Wie läuft denn die Kooperation zwischen einem erfolgreiche globalen Handelskonzern und „Tech-People” – warum und wie geht das zusammen? Jens Lapinski ist sicher: „Das hängt auch hier mit dem CEO zusammen.” Dazu gehört auch die Bereitschaft, eigene Konzepte nicht als endgültige Wahrheiten, sondern als in der Praxis zu überprüfende Hypothesen zu nehmen. Das galt auch für die Allianz mit Techstars. „Wir mussten erst herausfinden, wie wir am besten kooperieren“, berichtet Lapinski.

Für digitale Startups mit Lösungen für die Gastronomie ist die METRO ein wirklich gigantischer Vertriebspartner. „Der Zugang zu einem fragmentierten Markt von Millionen von Kunden, wie sollte ein Startup die enormen Kosten für den Markteintritt je aufbringen?”, fragt Lapinski.

Hunderte Verkaufspunkte der METRO-Märkte weltweit – dazu eine erfolgreiche Vertriebstruppe, die die Position eines der stärksten Handelsunternehmen weltweit absichert – das ist vielversprechend. Aber bislang noch sehr stark analog. „Digitales Neugeschäft folgt in der Zielgruppe Gastronomie anderen Spielregeln”, analysiert Lapinski. Der Vertrieb der digitalen Lösungen aus den Startups ist in die digitale Unit der METRO ausgegliedert. „Es gibt eine Strategie mit Testkunden, den sogenannten Piloten.
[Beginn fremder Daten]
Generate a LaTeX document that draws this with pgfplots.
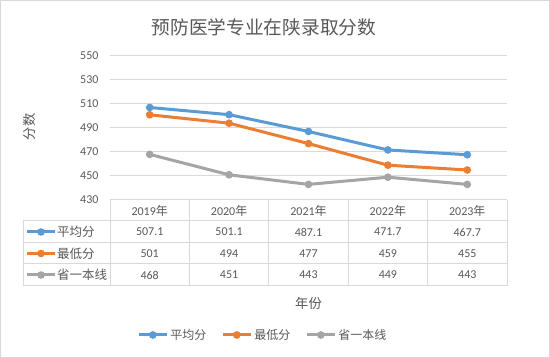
\documentclass[border=0pt]{standalone}
\usepackage{fontspec}
\setmainfont{Carlito}
\newfontfamily\cjk{Noto Sans CJK SC}
\usepackage{pgfplots}
\pgfplotsset{compat=1.18}
\definecolor{cBlue}{HTML}{5B9BD5}
\definecolor{cOrange}{HTML}{ED7D31}
\definecolor{cGray}{HTML}{A5A5A5}
\definecolor{txt}{HTML}{595959}
\definecolor{gridc}{HTML}{D9D9D9}
\begin{document}
\begin{tikzpicture}
\fill[white] (0,0) rectangle (550pt,358pt);
\draw[gridc, line width=1pt] (0.5pt,0.5pt) rectangle (549.5pt,357.5pt);
\begin{axis}[
  at={(110pt,158pt)}, anchor=south west,
  width=397pt, height=144pt, scale only axis,
  xmin=-0.5, xmax=4.5, ymin=430, ymax=550,
  ytick={430,450,...,550},
  xtick={0,...,4},
  xticklabels={{2019\cjk 年},{2020\cjk 年},{2021\cjk 年},{2022\cjk 年},{2023\cjk 年}},
  axis line style={draw=none},
  major tick length=0pt,
  ymajorgrids, grid style={gridc, line width=1pt},
  clip=false,
  /pgf/number format/assume math mode=true,
  tick label style={text=txt, font=\fontsize{12}{14}\selectfont},
  yticklabel style={anchor=east, xshift=-8pt},
  xticklabel style={anchor=center, yshift=-10.5pt},
  legend style={at={(0.385,-0.9375)}, anchor=center, legend columns=3, draw=none, fill=none,
    font=\cjk\fontsize{12}{14}\selectfont, text=txt,
    /tikz/every even column/.append style={column sep=13pt}},
  legend image code/.code={\draw[#1,mark repeat=2,mark phase=2] plot coordinates {(0pt,0pt) (14pt,0pt) (28pt,0pt)};},
]
\addplot[cBlue, line width=3pt, mark=*, mark size=3.3pt, mark options={fill=cBlue, line width=1pt}] coordinates {(0,507.1)(1,501.1)(2,487.1)(3,471.7)(4,467.7)};
\addlegendentry{平均分}
\addplot[cOrange, line width=3pt, mark=*, mark size=3.3pt, mark options={fill=cOrange, line width=1pt}] coordinates {(0,501)(1,494)(2,477)(3,459)(4,455)};
\addlegendentry{最低分}
\addplot[cGray, line width=3pt, mark=*, mark size=3.3pt, mark options={fill=cGray, line width=1pt}] coordinates {(0,468)(1,451)(2,443)(3,449)(4,443)};
\addlegendentry{省一本线}
\begin{scope}[every node/.style={text=txt, font=\fontsize{12}{14}\selectfont}]
\node[yshift=-32pt] at (axis cs:0,430) {507.1};
\node[yshift=-32pt] at (axis cs:1,430) {501.1};
\node[yshift=-32pt] at (axis cs:2,430) {487.1};
\node[yshift=-32pt] at (axis cs:3,430) {471.7};
\node[yshift=-32pt] at (axis cs:4,430) {467.7};
\node[yshift=-53.5pt] at (axis cs:0,430) {501};
\node[yshift=-53.5pt] at (axis cs:1,430) {494};
\node[yshift=-53.5pt] at (axis cs:2,430) {477};
\node[yshift=-53.5pt] at (axis cs:3,430) {459};
\node[yshift=-53.5pt] at (axis cs:4,430) {455};
\node[yshift=-75pt] at (axis cs:0,430) {468};
\node[yshift=-75pt] at (axis cs:1,430) {451};
\node[yshift=-75pt] at (axis cs:2,430) {443};
\node[yshift=-75pt] at (axis cs:3,430) {449};
\node[yshift=-75pt] at (axis cs:4,430) {443};
\end{scope}
\end{axis}
% table grid
\begin{scope}[gridc, line width=1pt]
\draw (110pt,158pt) -- (507pt,158pt);
\foreach \y in {137,115,94,72} \draw (23pt,\y pt) -- (507pt,\y pt);
\foreach \x in {110,189.4,268.8,348.2,427.6,507} \draw (\x pt,72pt) -- (\x pt,158pt);
\draw (23pt,72pt) -- (23pt,137pt);
\end{scope}
% table legend keys
\foreach \c/\y/\t in {cBlue/126/平均分, cOrange/104.5/最低分, cGray/83/省一本线}{
  \draw[\c, line width=3pt] (27pt,\y pt) -- (55pt,\y pt);
  \fill[\c] (41pt,\y pt) circle (3.8pt);
  \node[anchor=west, inner sep=0pt, text=txt, font=\cjk\fontsize{12.5}{14}\selectfont] at (57pt,\y pt) {\t};
}
\node[text=txt, font=\cjk\fontsize{18.7}{20}\selectfont] at (264pt,331pt) {预防医学专业在陕录取分数};
\node[text=txt, font=\cjk\fontsize{13.3}{15}\selectfont] at (308.5pt,55pt) {年份};
\node[text=txt, font=\cjk\fontsize{13.3}{15}\selectfont, rotate=90] at (29pt,231pt) {分数};
\end{tikzpicture}
\end{document}
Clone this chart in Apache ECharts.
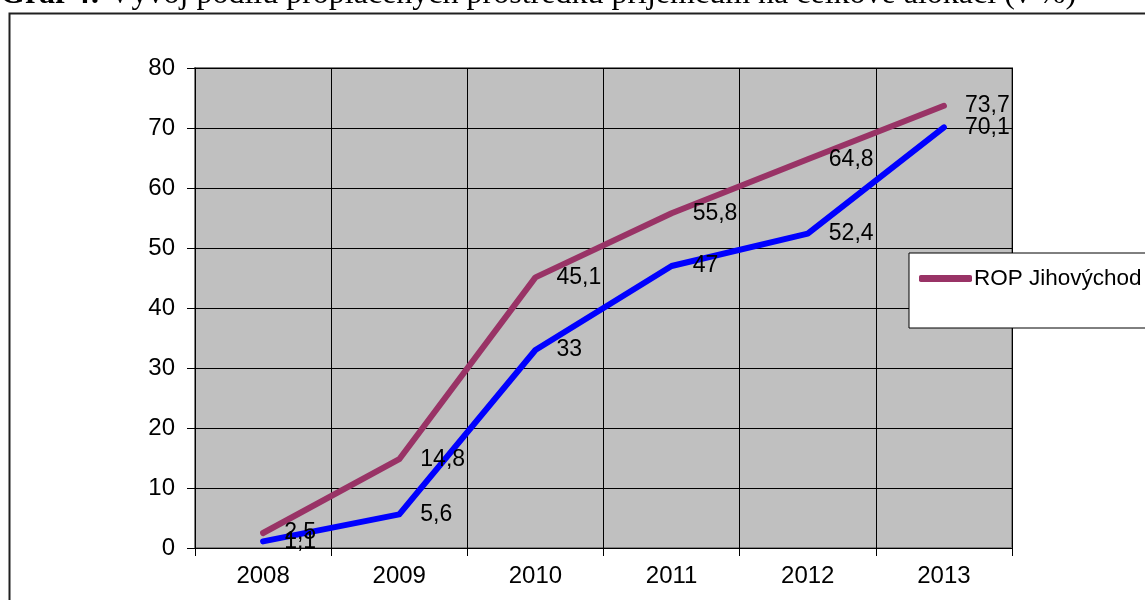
<!DOCTYPE html>
<html>
<head>
<meta charset="utf-8">
<script src="https://cdn.jsdelivr.net/npm/echarts@6/dist/echarts.min.js"></script>
<style>html,body{margin:0;padding:0;background:#fff;}#c{width:1145px;height:600px;}</style>
</head>
<body>
<div id="c"></div>
<script>
var categories = ['2008', '2009', '2010', '2011', '2012', '2013'];
var ropJihovychod = [2.5, 14.8, 45.1, 55.8, 64.8, 73.7];
var secondSeries = [1.1, 5.6, 33, 47, 52.4, 70.1];
var seriesNames = ['ROP Jihovýchod', 'ČR'];
var yTicks = { min: 0, max: 80, interval: 10 };
var titleBold = 'Graf 4:';
var titleRest = ' Vývoj podílu proplacených prostředků příjemcům na celkové alokaci (v %)';

var chart = echarts.init(document.getElementById('c'));
var font = 'Arial, "Liberation Sans", sans-serif';
function fmt(p) { return String(p.value).replace('.', ','); }

function lineSeries(name, data, color) {
  return {
    name: name, type: 'line', data: data,
    symbol: 'circle', symbolSize: 0.1, showSymbol: true, color: color,
    itemStyle: { color: color },
    lineStyle: { width: 6, color: color, cap: 'round', join: 'round' },
    label: { show: true, position: 'right', distance: 21, offset: [0, 2], fontSize: 23, color: '#000', formatter: fmt, fontFamily: font },
    labelLayout: { hideOverlap: false }
  };
}

chart.setOption({
  animation: false,
  backgroundColor: '#fff',
  textStyle: { fontFamily: font },
  grid: {
    left: 195, right: 133, top: 68, bottom: 52,
    show: true, backgroundColor: '#C0C0C0', borderColor: '#808080', borderWidth: 2
  },
  legend: {
    data: [seriesNames[0]],
    left: 909, top: 253,
    orient: 'vertical',
    backgroundColor: '#fff', borderColor: '#000', borderWidth: 1,
    padding: [14, 60, 38, 10],
    itemWidth: 53, itemHeight: 7, itemGap: 4,
    icon: 'roundRect',
    textStyle: { fontSize: 22.5, color: '#000', fontFamily: font, padding: [0, 0, 0, -3] }
  },
  xAxis: {
    type: 'category', data: categories, boundaryGap: true,
    axisLine: { lineStyle: { color: '#000', width: 1 } },
    axisTick: { show: true, length: 8, lineStyle: { color: '#000' } },
    axisLabel: { fontSize: 24, color: '#000', margin: 16, fontFamily: font },
    splitLine: { show: true, lineStyle: { color: '#000', width: 1 } }
  },
  yAxis: {
    type: 'value', min: yTicks.min, max: yTicks.max, interval: yTicks.interval,
    axisLine: { show: true, lineStyle: { color: '#000', width: 1 } },
    axisTick: { show: true, length: 8, lineStyle: { color: '#000' } },
    axisLabel: { fontSize: 24, color: '#000', margin: 20, fontFamily: font },
    splitLine: { show: true, lineStyle: { color: '#000', width: 1 } }
  },
  series: [
    lineSeries(seriesNames[0], ropJihovychod, '#993366'),
    lineSeries(seriesNames[1], secondSeries, '#0000FF')
  ],
  graphic: [
    {
      type: 'rect', left: 7, top: 11, z: -10, silent: true,
      shape: { x: 0, y: 0, width: 1200, height: 700 },
      style: { fill: 'none', stroke: '#202020', lineWidth: 2 }
    },
    {
      type: 'text', left: 0, top: -21, z: 10,
      style: {
        rich: {
          b: { fontFamily: '"Liberation Serif", "Times New Roman", serif', fontWeight: 'bold', fontSize: 32, fill: '#000' },
          r: { fontFamily: '"Liberation Serif", "Times New Roman", serif', fontSize: 32, fill: '#000' }
        },
        text: '{b|' + titleBold + '}{r|' + titleRest + '}'
      }
    }
  ]
});
</script>
</body>
</html>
Sie können mit Unterstützung neue digitale Produkte ausprobieren.”

Auch für die nächste Runde im Accelerator gilt: „Wir wollen den Gastronomen helfen, sich auf ihre Stärken an Herd und Tresen zu konzentrieren.” Jens Lapinski ist ganz sicher, dass die Startups wieder neue digitale Ideen für die Zukunft der Individualgastronomie beisteuern werden.